History

United Kingdom
- Name: Highlander
- Builder: Sunderland, or Scotland
- Launched: 1805, or 1806
- Captured: March 1807
- Fate: Wrecked 1809

General characteristics
- Tons burthen: 341, or 347 (bm)
- Complement: 30–35
- Armament: 10 × 6-pounder guns + 4 × 12-pounder carronades

= Highlander (1805 ship) =

Highlander was launched at Sunderland in 1805 as a West Indiaman, trading with Demerara. She was captured in 1807 after a sanguinary single ship action. One of her passengers was a naval officer repatriating for illness, but who escaped French custody and later rose to be a Rear Admiral. She returned to British ownership and was wrecked in 1809.

==Career==
She first appeared in Lloyd's Register (LR) in 1806.

| Year | Master | Owner | Trade | Source |
|---|---|---|---|---|
| 1806 | Stevenson | M'Inroy | Greenock–Demerara | LR |
| 1807 | Stevenson | M'Naught | Liverpool–Demerara | LR |

On 14 March 1807 while returning to England from Demerara, Highlander encountered the French privateer Alerte, Captain Moreau, of twenty-two 8-pounder guns and 150 men, which captured her. Highlander arrived at Guadeloupe on 30 March.

Lieutenant George Augustus Westphal was a passenger on Highlander, being invalided home from service on . On the way he trained Highlanders crew in gunnery. When Alerte approached, he commanded Highlanders crew in her resistance to the privateer. Highlander was able to repel three attempts to board but had to strike after a fourth attempt succeeded. Highlander had suffered five men killed and seven wounded, including Westphal and her mate. Alerte sent Highlander into Guadeloupe. (Note: Westphal escaped and rejoined the Royal Navy. He rose to be knighted and become an admiral.)

LR for 1808 carried the annotation "capt" beneath her name. The issue for 1809 had the same annotation, but also showed a change of owner, master, and trade, suggesting that somehow she had come back into British ownership.
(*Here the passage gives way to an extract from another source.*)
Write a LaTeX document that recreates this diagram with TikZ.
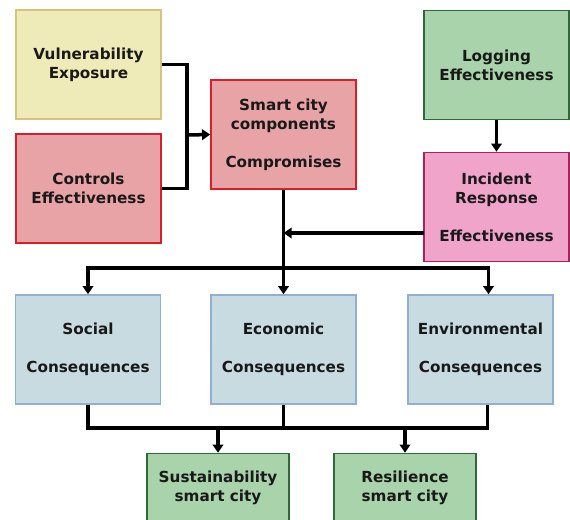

| Year | Master | Owner | Trade | Source |
|---|---|---|---|---|
| 1809 | Stevenson Cooper | M'Naught Stewart & Co. | Liverpool–Demerara Greenock–New Brunswick | LR |
| 1809 | J.Cooper | Stewart & Co. | Greenock–New Brunswick | LR |
| 1810 | J.Cooper | R.Stuart | Liverpool–America | RS |

==Fate==
Highlander, Cooper, master, from the Clyde, was lost at New Brunswick. The Register of Shipping (RS) for 1810 carried the annotation "LOST" by her name.